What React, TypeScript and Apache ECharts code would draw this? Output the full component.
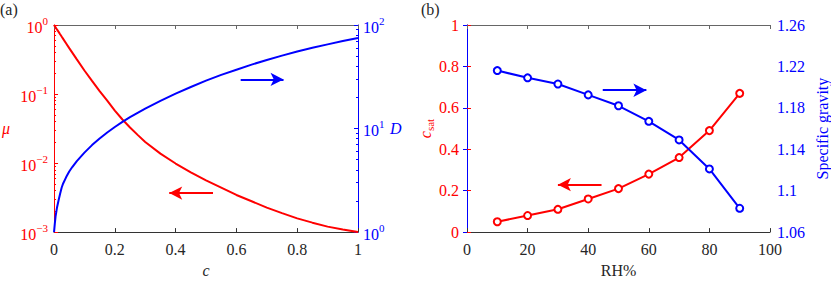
import React, { useEffect, useRef } from "react";
import * as echarts from "echarts";

// ---------- Panel (a) data ----------
const cGrid = [0, 0.0025, 0.005, 0.01, 0.015, 0.02, 0.025, 0.03, 0.04, 0.05, 0.06, 0.075, 0.1, 0.125, 0.15, 0.175, 0.2, 0.225, 0.25, 0.275, 0.3, 0.35, 0.4, 0.45, 0.5, 0.55, 0.6, 0.65, 0.7, 0.75, 0.8, 0.85, 0.9, 0.95, 1];
const muValues = [1, 0.962, 0.925, 0.855, 0.795, 0.735, 0.68, 0.63, 0.54, 0.462, 0.398, 0.318, 0.219, 0.155, 0.11, 0.08, 0.0575, 0.0428, 0.0328, 0.0256, 0.0202, 0.0137, 0.00985, 0.00735, 0.0056, 0.0044, 0.00345, 0.0028, 0.00226, 0.00188, 0.00158, 0.00137, 0.0012, 0.00109, 0.001];
const dValues = [1, 1.2, 1.41, 1.74, 2.03, 2.35, 2.68, 2.95, 3.4, 3.85, 4.25, 4.85, 5.85, 6.92, 8.0, 9.15, 10.35, 11.6, 12.9, 14.2, 15.6, 18.5, 21.7, 25.2, 29.0, 33.0, 37.0, 41.4, 46.0, 50.6, 55.4, 60.2, 65.0, 70.0, 75.0];
const cTicks = [0, 0.2, 0.4, 0.6, 0.8, 1];
const muMajor = [0.001, 0.01, 0.1, 1];
const dMajor = [1, 10, 100];

// ---------- Panel (b) data ----------
const rh = [10, 20, 30, 40, 50, 60, 70, 80, 90];
const cSat = [0.05, 0.08, 0.11, 0.16, 0.21, 0.28, 0.36, 0.49, 0.67];
const specificGravity = [1.216, 1.209, 1.203, 1.1925, 1.182, 1.167, 1.149, 1.121, 1.083];
const rhTicks = [0, 20, 40, 60, 80, 100];
const cSatTicks = [0, 0.2, 0.4, 0.6, 0.8, 1];
const sgTicks = [1.06, 1.1, 1.14, 1.18, 1.22, 1.26];

// ---------- Arrow annotations (data coordinates: [from, to]) ----------
const arrowA_D = [[0.614, 29.8], [0.755, 29.8]];
const arrowA_mu = [[0.523, 0.00367], [0.379, 0.00367]];
const arrowB_sg = [[44.8, 1.197], [59.2, 1.197]];
const arrowB_c = [[44.4, 0.229], [30.0, 0.229]];

const SERIF = "Liberation Serif";
const RED = "#ff0000";
const BLUE = "#0000ff";
const DARK = "#262626";
const TOPC = "#666666";

function minorLog(lo: number, hi: number): number[] {
  const out: number[] = [];
  for (let e = lo; e < hi; e++) {
    for (let k = 2; k <= 9; k++) out.push(+(k * Math.pow(10, e)).toPrecision(6));
  }
  return out;
}

function supLabel(v: number) {
  const e = Math.round(Math.log10(v));
  const s = e < 0 ? "\u2212" + -e : String(e);
  return `{b|10}{s|${s}}`;
}

function richFor(color: string) {
  return {
    b: { fontSize: 16, fontFamily: SERIF, color, lineHeight: 20, verticalAlign: "bottom" },
    s: { fontSize: 11, fontFamily: SERIF, color, lineHeight: 12, verticalAlign: "top" },
  };
}

function arrowLine(color: string, pts: number[][]) {
  return {
    silent: true,
    symbol: ["none", "arrow"],
    symbolSize: [10, 13],
    lineStyle: { color, width: 2, type: "solid" },
    label: { show: false },
    emphasis: { disabled: true },
    data: [[{ coord: pts[0] }, { coord: pts[1] }]],
  };
}

export default function App() {
  const ref = useRef<HTMLDivElement>(null);
  useEffect(() => {
    if (!ref.current) return;
    const chart = echarts.init(ref.current, undefined, { renderer: "svg" });
    const tickFont = { fontFamily: SERIF, fontSize: 16 };
    const option: any = {
      animation: false,
      backgroundColor: "#ffffff",
      textStyle: { fontFamily: SERIF },
      grid: [
        { left: 52, top: 25, width: 306, height: 218 },
        { left: 467, top: 25, width: 306, height: 218 },
      ],
      graphic: [
        { type: "text", left: 0, top: 1, style: { text: "(a)", fontFamily: SERIF, fontSize: 16, fill: DARK } },
        { type: "text", left: 421, top: 1, style: { text: "(b)", fontFamily: SERIF, fontSize: 16, fill: DARK } },
      ],
      xAxis: [
        {
          gridIndex: 0, type: "value", min: 0, max: 1, position: "bottom",
          name: "c", nameLocation: "middle", nameGap: 24,
          nameTextStyle: { fontFamily: SERIF, fontSize: 16, fontStyle: "italic", color: DARK },
          axisLine: { lineStyle: { color: "#333333", width: 1 } },
          axisTick: { inside: true, length: 4, customValues: cTicks, lineStyle: { color: "#333333" } },
          axisLabel: { ...tickFont, color: DARK, margin: 9, customValues: cTicks, formatter: (v: number) => String(v) },
          splitLine: { show: false },
        },
        {
          gridIndex: 0, type: "value", min: 0, max: 1, position: "top",
          axisLine: { lineStyle: { color: TOPC, width: 1 } },
          axisTick: { inside: true, length: 4, customValues: cTicks, lineStyle: { color: TOPC } },
          axisLabel: { show: false },
          splitLine: { show: false },
        },
        {
          gridIndex: 1, type: "value", min: 0, max: 100, position: "bottom",
          name: "RH%", nameLocation: "middle", nameGap: 24,
          nameTextStyle: { fontFamily: SERIF, fontSize: 16, color: DARK },
          axisLine: { lineStyle: { color: "#333333", width: 1 } },
          axisTick: { inside: true, length: 4, customValues: rhTicks, lineStyle: { color: "#333333" } },
          axisLabel: { ...tickFont, color: DARK, margin: 9, customValues: rhTicks },
          splitLine: { show: false },
        },
        {
          gridIndex: 1, type: "value", min: 0, max: 100, position: "top",
          axisLine: { lineStyle: { color: TOPC, width: 1 } },
          axisTick: { inside: true, length: 4, customValues: rhTicks, lineStyle: { color: TOPC } },
          axisLabel: { show: false },
          splitLine: { show: false },
        },
      ],
      yAxis: [
        {
          gridIndex: 0, type: "log", logBase: 10, min: 0.001, max: 1, position: "left",
          name: "\u03bc", nameLocation: "middle", nameGap: 44, nameRotate: 0,
          nameTextStyle: { fontFamily: SERIF, fontSize: 16, fontStyle: "italic", color: RED, padding: [6, 0, 0, 0] },
          axisLine: { lineStyle: { color: RED, width: 1 } },
          axisTick: { inside: true, length: 4, customValues: muMajor, lineStyle: { color: RED } },
          axisLabel: { margin: 6, customValues: muMajor, formatter: supLabel, rich: richFor(RED), color: RED },
          splitLine: { show: false },
        },
        {
          gridIndex: 0, type: "log", logBase: 10, min: 0.001, max: 1, position: "left",
          axisLine: { show: false },
          axisTick: { inside: true, length: 2, customValues: minorLog(-3, 0), lineStyle: { color: RED } },
          axisLabel: { show: false },
          splitLine: { show: false },
        },
        {
          gridIndex: 0, type: "log", logBase: 10, min: 1, max: 100, position: "right",
          name: "D", nameLocation: "middle", nameGap: 32, nameRotate: 0,
          nameTextStyle: { fontFamily: SERIF, fontSize: 16, fontStyle: "italic", color: BLUE, padding: [4, 0, 0, 0] },
          axisLine: { lineStyle: { color: BLUE, width: 1 } },
          axisTick: { inside: true, length: 4, customValues: dMajor, lineStyle: { color: BLUE } },
          axisLabel: { margin: 5, customValues: dMajor, formatter: supLabel, rich: richFor(BLUE), color: BLUE },
          splitLine: { show: false },
        },
        {
          gridIndex: 0, type: "log", logBase: 10, min: 1, max: 100, position: "right",
          axisLine: { show: false },
          axisTick: { inside: true, length: 2, customValues: minorLog(0, 2), lineStyle: { color: BLUE } },
          axisLabel: { show: false },
          splitLine: { show: false },
        },
        {
          gridIndex: 1, type: "value", min: 0, max: 1, position: "left",
          name: "{i|c}{sub|sat}", nameLocation: "middle", nameGap: 27, nameRotate: 90,
          nameTextStyle: {
            color: RED,
            rich: {
              i: { fontFamily: SERIF, fontSize: 16, fontStyle: "italic", color: RED, lineHeight: 18, verticalAlign: "top" },
              sub: { fontFamily: SERIF, fontSize: 11, color: RED, lineHeight: 12, verticalAlign: "bottom" },
            },
          },
          axisLine: { lineStyle: { color: RED, width: 1 } },
          axisTick: { inside: true, length: 4, customValues: cSatTicks, lineStyle: { color: RED } },
          axisLabel: { ...tickFont, color: RED, margin: 8, customValues: cSatTicks },
          splitLine: { show: false },
        },
        {
          gridIndex: 1, type: "value", min: 1.06, max: 1.26, position: "right",
          name: "Specific gravity", nameLocation: "middle", nameGap: 44, nameRotate: 90,
          nameTextStyle: { fontFamily: SERIF, fontSize: 16, color: BLUE },
          axisLine: { lineStyle: { color: BLUE, width: 1 } },
          axisTick: { inside: true, length: 4, customValues: sgTicks, lineStyle: { color: BLUE } },
          axisLabel: {
            ...tickFont, color: BLUE, margin: 7, customValues: sgTicks,
            formatter: (v: number) => String(parseFloat(v.toFixed(2))),
          },
          splitLine: { show: false },
        },
      ],
      series: [
        {
          type: "line", xAxisIndex: 0, yAxisIndex: 0, name: "mu",
          data: cGrid.map((c, i) => [c, muValues[i]]),
          showSymbol: false, smooth: false, lineStyle: { color: RED, width: 2 },
          itemStyle: { color: RED }, emphasis: { disabled: true }, silent: true,
          markLine: arrowLine(RED, arrowA_mu),
        },
        {
          type: "line", xAxisIndex: 0, yAxisIndex: 2, name: "D",
          data: cGrid.map((c, i) => [c, dValues[i]]),
          showSymbol: false, smooth: false, lineStyle: { color: BLUE, width: 2 },
          itemStyle: { color: BLUE }, emphasis: { disabled: true }, silent: true,
          markLine: arrowLine(BLUE, arrowA_D),
        },
        {
          type: "line", xAxisIndex: 2, yAxisIndex: 4, name: "csat",
          data: rh.map((x, i) => [x, cSat[i]]),
          symbol: "emptyCircle", symbolSize: 7, showSymbol: true,
          lineStyle: { color: RED, width: 2 },
          itemStyle: { color: RED, borderColor: RED, borderWidth: 1.5 },
          emphasis: { disabled: true }, silent: true,
          markLine: arrowLine(RED, arrowB_c),
        },
        {
          type: "line", xAxisIndex: 2, yAxisIndex: 5, name: "sg",
          data: rh.map((x, i) => [x, specificGravity[i]]),
          symbol: "emptyCircle", symbolSize: 7, showSymbol: true,
          lineStyle: { color: BLUE, width: 2 },
          itemStyle: { color: BLUE, borderColor: BLUE, borderWidth: 1.5 },
          emphasis: { disabled: true }, silent: true,
          markLine: arrowLine(BLUE, arrowB_sg),
        },
      ],
    };
    chart.setOption(option);
    return () => chart.dispose();
  }, []);
  return (
    <div
      ref={ref}
      style={{ position: "absolute", left: 0, top: 0, width: 831, height: 283, background: "#fff" }}
    />
  );
}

=======

§ **STATED GOAL**
Begin at the first line of the material and copy each line exactly through the one containing "const dMajor = [1, 10, 100];". Omit pictures.

§ **EXERCISE SOLUTION**
What React, TypeScript and Apache ECharts code would draw this? Output the full component.
import React, { useEffect, useRef } from "react";
import * as echarts from "echarts";

// ---------- Panel (a) data ----------
const cGrid = [0, 0.0025, 0.005, 0.01, 0.015, 0.02, 0.025, 0.03, 0.04, 0.05, 0.06, 0.075, 0.1, 0.125, 0.15, 0.175, 0.2, 0.225, 0.25, 0.275, 0.3, 0.35, 0.4, 0.45, 0.5, 0.55, 0.6, 0.65, 0.7, 0.75, 0.8, 0.85, 0.9, 0.95, 1];
const muValues = [1, 0.962, 0.925, 0.855, 0.795, 0.735, 0.68, 0.63, 0.54, 0.462, 0.398, 0.318, 0.219, 0.155, 0.11, 0.08, 0.0575, 0.0428, 0.0328, 0.0256, 0.0202, 0.0137, 0.00985, 0.00735, 0.0056, 0.0044, 0.00345, 0.0028, 0.00226, 0.00188, 0.00158, 0.00137, 0.0012, 0.00109, 0.001];
const dValues = [1, 1.2, 1.41, 1.74, 2.03, 2.35, 2.68, 2.95, 3.4, 3.85, 4.25, 4.85, 5.85, 6.92, 8.0, 9.15, 10.35, 11.6, 12.9, 14.2, 15.6, 18.5, 21.7, 25.2, 29.0, 33.0, 37.0, 41.4, 46.0, 50.6, 55.4, 60.2, 65.0, 70.0, 75.0];
const cTicks = [0, 0.2, 0.4, 0.6, 0.8, 1];
const muMajor = [0.001, 0.01, 0.1, 1];
const dMajor = [1, 10, 100];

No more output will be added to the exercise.